Sports really don’t make sense.
Remember around Christmas when all St. Louis Blues wanted was a winning streak and for Vladimi Tarasenko to wake up and take charge?
Yeah, both of those wishes were answered, albeit 60-75 days later. The Blues won their ninth game in a row today over the Colorado Avalanche, aka The Stan Kroenke-ites, and are sitting comfortably in third place in the Central after tasting last place in the conference around New Year’s Day.
Tarasenko has been a big part of that comeback, scoring 10 goals in his last 11 games, and tallying 18 points during that period of play. He has 14 goals since Jan. 1, and looks for a lock for 30 goals before the end of the month. Wouldn’t it sick if a guy who couldn’t buy a goal near the end of last year and sat on 11 goals for such a long time ended up with 40 for the season?
Once again, the hockey gods are a tricky bunch of alcoholic charm-swindlers. One day, you’ll be screaming for a prospect named Jack who may not even solve your problems, and the next you could be asking for playoff action.
I’ll be honest. There was a time not too long ago (four weeks ago, a Tuesday) where I half-jokingly said the Blues should sell off a lot of pieces and see where the reload receipt hit them. I swallowed pride, coughed up playoff bliss that day, and tried to rethink what the future could hold. Whiskey didn’t play a part in that tweet, but I was certain part of it made sense.
These days, I am excited to see what the team could do. Will it cost them to go hard for a playoff spot and come up short, losing out on a high draft pick slot? Maybe. You know what could also happen ... the Blues could screw up the top pick anyway. I’ll vote for the playoffs.
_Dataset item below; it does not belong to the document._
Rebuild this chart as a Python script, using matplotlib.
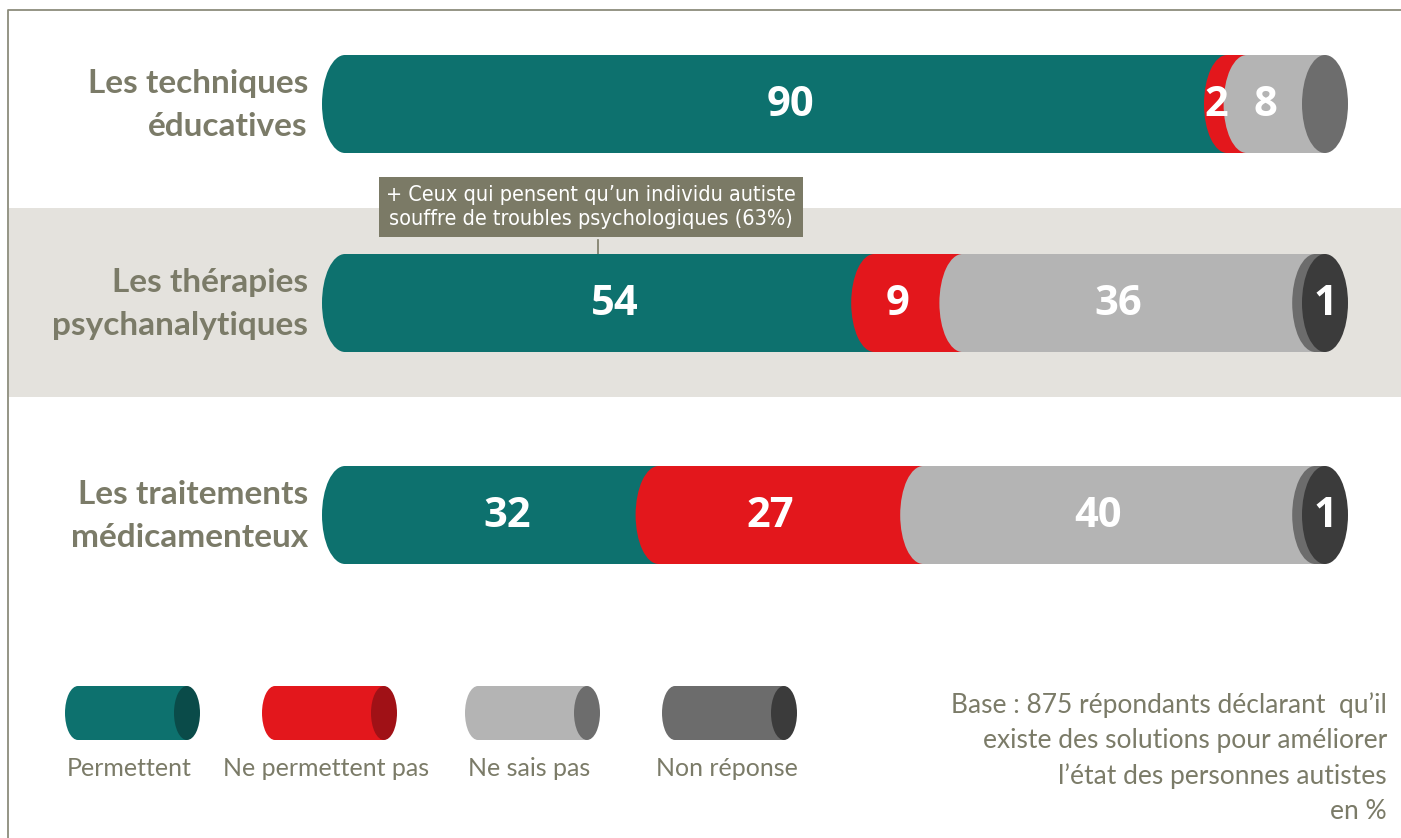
import matplotlib
matplotlib.use('Agg')
import matplotlib.pyplot as plt
from matplotlib.patches import Rectangle, Ellipse

# data
categories = ['Les techniques\néducatives',
              'Les thérapies\npsychanalytiques',
              'Les traitements\nmédicamenteux']
series = ['Permettent', 'Ne permettent pas', 'Ne sais pas', 'Non réponse']
permettent = [90, 54, 32]
ne_permettent_pas = [2, 9, 27]
ne_sais_pas = [8, 36, 40]
non_reponse = [0, 1, 1]
note = ("Base : 875 répondants déclarant  qu\u2019il\n"
        "existe des solutions pour améliorer\n"
        "l\u2019état des personnes autistes\n"
        "en %")
callout = ("+ Ceux qui pensent qu\u2019un individu autiste\n"
           "souffre de troubles psychologiques (63%)")

# style
body_colors = ['#0d716e', '#e3171c', '#b4b4b4', '#6c6c6c']
face_colors = ['#0a4b49', '#a01116', '#6d6d6d', '#3b3b3b']
text_color = '#7b7b68'
W, H = 1401, 838
X0, SCALE = 345, 9.8          # pixel of 0 %, pixels per %
row_y = [104, 303, 515]       # pixel centre of each bar
bar_h = 98
hw = 23 / SCALE               # half width of the end ellipses, in %

fig = plt.figure(figsize=(W / 100, H / 100), dpi=100)
lay = fig.add_axes([0, 0, 1, 1])
lay.set_xlim(0, W)
lay.set_ylim(H, 0)
lay.axis('off')

ax = fig.add_axes([0, 0, 1, 1])
ax.set_xlim(-X0 / SCALE, (W - X0) / SCALE)
ax.set_ylim(H, 0)
ax.axis('off')
ax.patch.set_alpha(0)

# frame and band behind the middle row
lay.plot([8, 8, W], [H, 10, 10], color='#8c8c7c', lw=1.3)
lay.add_patch(Rectangle((9, 208), W - 9, 189, color='#e4e2dd', lw=0))

values = list(zip(permettent, ne_permettent_pas, ne_sais_pas, non_reponse))
for i, row in enumerate(values):
    y = row_y[i]
    left = 0
    last = 0
    for k, v in enumerate(row):
        if v == 0:
            continue
        ax.add_patch(Rectangle((left, y - bar_h / 2), v, bar_h,
                               color=body_colors[k], lw=0, zorder=2 + k))
        ax.add_patch(Ellipse((left, y), 2 * hw, bar_h,
                             color=body_colors[k], lw=0, zorder=2 + k))
        left += v
        last = k
    ax.add_patch(Ellipse((left, y), 2 * hw, bar_h,
                         color=face_colors[last], lw=0, zorder=10))
    # value labels
    left = 0
    for k, v in enumerate(row):
        if v == 0:
            continue
        if k == 3:
            cx = left + v
        elif k == 0:
            cx = v / 2 + 0.5
        else:
            cx = left + v / 2 - hw * 0.9
        ax.text(cx, y + 1, str(v), color='white', fontsize=30,
                fontweight='bold', family='Open Sans', ha='center',
                va='center', zorder=12)
        left += v
    lay.text(308, y + 1, categories[i], color=text_color, fontsize=24,
             fontweight='bold', family='Lato', ha='right', va='center',
             linespacing=1.55)

# callout
lay.text(591, 207, callout, color='white', fontsize=15.5,
         family='DejaVu Sans', stretch='condensed', ha='center',
         va='center', linespacing=1.3, zorder=5,
         bbox=dict(boxstyle='square,pad=0.35', fc='#7b7a66', ec='none'))
lay.plot([598, 598], [240, 256], color='#7b7a66', lw=1.2, zorder=1)

# legend
leg_x = [65, 262, 465, 662]
leg_w = 135
for k, name in enumerate(series):
    x = leg_x[k]
    lay.add_patch(Rectangle((x + 13, 686), leg_w - 26, 54,
                            color=body_colors[k], lw=0))
    lay.add_patch(Ellipse((x + 13, 713), 26, 54, color=body_colors[k], lw=0))
    lay.add_patch(Ellipse((x + leg_w - 13, 713), 26, 54,
                          color=face_colors[k], lw=0))
    lay.text(x + leg_w / 2 - 3, 768, name, color=text_color, fontsize=18,
             family='Lato', ha='center', va='center')

lay.text(1387, 758, note, color=text_color, fontsize=19, family='Lato',
         ha='right', va='center', linespacing=1.5)

fig.savefig('out.png', dpi=100)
This is a different team with Craig Berube behind the bench, Jordan Binnington in front of the net, and Tarasenko out of the cage.
After all, this was a big season for #91, a guy who sees a sizable salary jump next year (even with no change in the cap hit), and more importantly, a no-trade clause being triggered this summer. If there was ever a time for the 27-year-old Russian to cut the shit and start being himself, the past two months sure were it.
There was a time when Tarasenko hung his head, shouted into the air, and broke sticks. He was shooting pucks to no avail, the rubber hitting pad or boarding instead of net. Frustration filled his game and in turn, swelled in the clubhouse and the team. You can whine all day about captain patches and how certain players rule over a locker room, but when your best scorer is in the dumps, the effect can be substantial.
The Blues needed Tarasenko to click into gear, and become that guy again. A guy who can take the puck and draw the attention of not one, two, three, but four hockey players on the ice. A guy who can take the puck at the right circle, cross over the ice, and fire a wrist shot on goal or slide the puck to a free winger breaking down behind him. When Tarasenko is going right, so many things fall into place for the team.
Tarasenko scored the first goal on Saturday afternoon, breaking a scoreless game up after 40+ minutes of action. The team then responded with a goal from Zach Sanford to make it 2-0. Jake Allen made a sprawling save in net to keep the shutout intact, and the Blues polished off the contest with a third goal.
It is true that the Blues are winning as a team, but when a guy like Tarasenko is doing his job and then some, a lot that was going wrong can suddenly turn right.
Craig Berube’s job gets easier. Binnington and Allen don’t feel the pressure. The second and third lines can ease up and do their thing. The defense isn’t playing on their toes. There’s confidence in the air at all times, because Tarasenko could strike at any moment.
Last weekend, Tarasenko scored four goals in two games against the division rival Predators, including a hat trick in Nashville on Sunday. He was dominant, ever-present, and took over that game. The rest of the team followed, and played up their ability. It was something to behold.
Binnington’s rise has helped set the foundation for a comeback. The defense’s reliability has triggered a different flow on ice. Passing is more crisp. Shots are finding the net. Berube’s no bullshit message is sinking in. All of that counts huge. Tarasenko’s resurgence has meant the most.
Look at the emotion on his face. Tarasenko doesn’t just raise his arms and smile after a goal. He kicks his knee up, circles around, jumps into the boards, and looks like a guy who just won the lottery. He knows every goal counts right now, like every nail going into the wall of a new building counts. The head is no longer hanging, and the shoulders are opposed to slumping.
Certain fans wanted to trade a perennial 30-goal scorer earlier this season. Can you believe that? Let’s make it clear. Trading Tarasenko was NEVER a good idea. Don’t ever think it again.
Tarasenko is alive, and so are the St. Louis Blues.
Enjoy it while it lasts, leaving the future alone for a little while.